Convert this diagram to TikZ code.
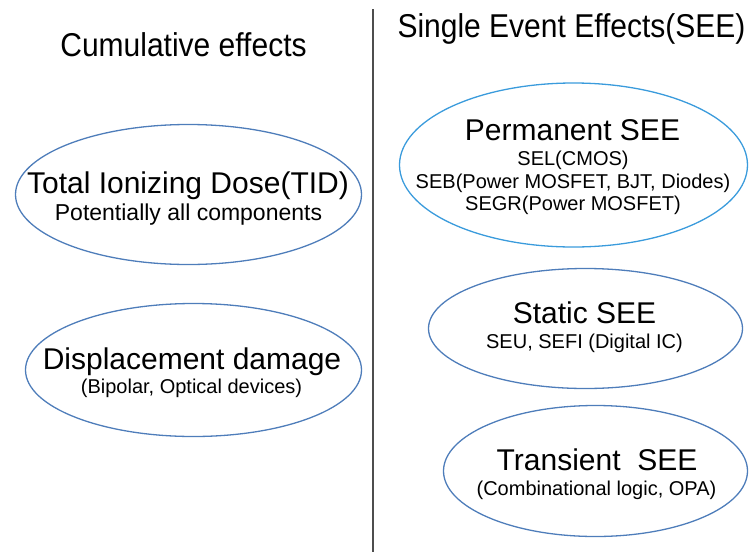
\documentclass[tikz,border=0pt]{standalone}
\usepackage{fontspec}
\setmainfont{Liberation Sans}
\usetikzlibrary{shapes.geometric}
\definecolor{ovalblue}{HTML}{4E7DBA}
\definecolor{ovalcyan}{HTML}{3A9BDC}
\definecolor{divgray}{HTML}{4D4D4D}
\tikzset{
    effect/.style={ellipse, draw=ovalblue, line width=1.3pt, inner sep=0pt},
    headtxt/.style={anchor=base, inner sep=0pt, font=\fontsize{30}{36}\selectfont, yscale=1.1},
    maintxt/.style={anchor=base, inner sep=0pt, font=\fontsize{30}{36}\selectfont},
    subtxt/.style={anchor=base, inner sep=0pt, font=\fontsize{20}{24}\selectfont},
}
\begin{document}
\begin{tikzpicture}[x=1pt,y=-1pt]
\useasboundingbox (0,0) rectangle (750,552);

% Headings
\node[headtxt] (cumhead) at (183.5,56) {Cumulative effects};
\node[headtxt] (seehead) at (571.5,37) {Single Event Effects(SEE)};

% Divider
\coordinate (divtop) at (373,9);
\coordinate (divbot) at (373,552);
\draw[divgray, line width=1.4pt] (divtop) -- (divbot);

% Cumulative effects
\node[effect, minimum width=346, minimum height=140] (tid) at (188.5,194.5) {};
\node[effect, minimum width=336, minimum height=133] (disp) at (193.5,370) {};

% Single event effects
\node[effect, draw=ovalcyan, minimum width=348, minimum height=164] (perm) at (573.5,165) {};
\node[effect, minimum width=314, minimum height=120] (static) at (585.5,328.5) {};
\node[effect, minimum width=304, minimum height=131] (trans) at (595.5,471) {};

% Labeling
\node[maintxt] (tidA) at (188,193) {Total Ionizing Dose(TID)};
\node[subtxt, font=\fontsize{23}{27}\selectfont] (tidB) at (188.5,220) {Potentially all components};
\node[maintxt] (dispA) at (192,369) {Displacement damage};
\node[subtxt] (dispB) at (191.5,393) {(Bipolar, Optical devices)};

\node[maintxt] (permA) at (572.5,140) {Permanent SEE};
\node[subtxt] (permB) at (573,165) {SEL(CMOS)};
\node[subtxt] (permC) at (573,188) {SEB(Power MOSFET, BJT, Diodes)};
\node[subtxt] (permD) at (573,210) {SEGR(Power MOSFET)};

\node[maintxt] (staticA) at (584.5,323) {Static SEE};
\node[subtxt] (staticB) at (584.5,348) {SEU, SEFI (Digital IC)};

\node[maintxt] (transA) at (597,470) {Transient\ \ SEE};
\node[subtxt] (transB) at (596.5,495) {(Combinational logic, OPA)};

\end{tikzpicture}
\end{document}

__________

Directions >> Every line of the data above should be quoted exactly. Omit the pictures.

Complete response >>
Convert this diagram to TikZ code.
\documentclass[tikz,border=0pt]{standalone}
\usepackage{fontspec}
\setmainfont{Liberation Sans}
\usetikzlibrary{shapes.geometric}
\definecolor{ovalblue}{HTML}{4E7DBA}
\definecolor{ovalcyan}{HTML}{3A9BDC}
\definecolor{divgray}{HTML}{4D4D4D}
\tikzset{
    effect/.style={ellipse, draw=ovalblue, line width=1.3pt, inner sep=0pt},
    headtxt/.style={anchor=base, inner sep=0pt, font=\fontsize{30}{36}\selectfont, yscale=1.1},
    maintxt/.style={anchor=base, inner sep=0pt, font=\fontsize{30}{36}\selectfont},
    subtxt/.style={anchor=base, inner sep=0pt, font=\fontsize{20}{24}\selectfont},
}
\begin{document}
\begin{tikzpicture}[x=1pt,y=-1pt]
\useasboundingbox (0,0) rectangle (750,552);

% Headings
\node[headtxt] (cumhead) at (183.5,56) {Cumulative effects};
\node[headtxt] (seehead) at (571.5,37) {Single Event Effects(SEE)};

% Divider
\coordinate (divtop) at (373,9);
\coordinate (divbot) at (373,552);
\draw[divgray, line width=1.4pt] (divtop) -- (divbot);

% Cumulative effects
\node[effect, minimum width=346, minimum height=140] (tid) at (188.5,194.5) {};
\node[effect, minimum width=336, minimum height=133] (disp) at (193.5,370) {};

% Single event effects
\node[effect, draw=ovalcyan, minimum width=348, minimum height=164] (perm) at (573.5,165) {};
\node[effect, minimum width=314, minimum height=120] (static) at (585.5,328.5) {};
\node[effect, minimum width=304, minimum height=131] (trans) at (595.5,471) {};

% Labeling
\node[maintxt] (tidA) at (188,193) {Total Ionizing Dose(TID)};
\node[subtxt, font=\fontsize{23}{27}\selectfont] (tidB) at (188.5,220) {Potentially all components};
\node[maintxt] (dispA) at (192,369) {Displacement damage};
\node[subtxt] (dispB) at (191.5,393) {(Bipolar, Optical devices)};

\node[maintxt] (permA) at (572.5,140) {Permanent SEE};
\node[subtxt] (permB) at (573,165) {SEL(CMOS)};
\node[subtxt] (permC) at (573,188) {SEB(Power MOSFET, BJT, Diodes)};
\node[subtxt] (permD) at (573,210) {SEGR(Power MOSFET)};

\node[maintxt] (staticA) at (584.5,323) {Static SEE};
\node[subtxt] (staticB) at (584.5,348) {SEU, SEFI (Digital IC)};

\node[maintxt] (transA) at (597,470) {Transient\ \ SEE};
\node[subtxt] (transB) at (596.5,495) {(Combinational logic, OPA)};

\end{tikzpicture}
\end{document}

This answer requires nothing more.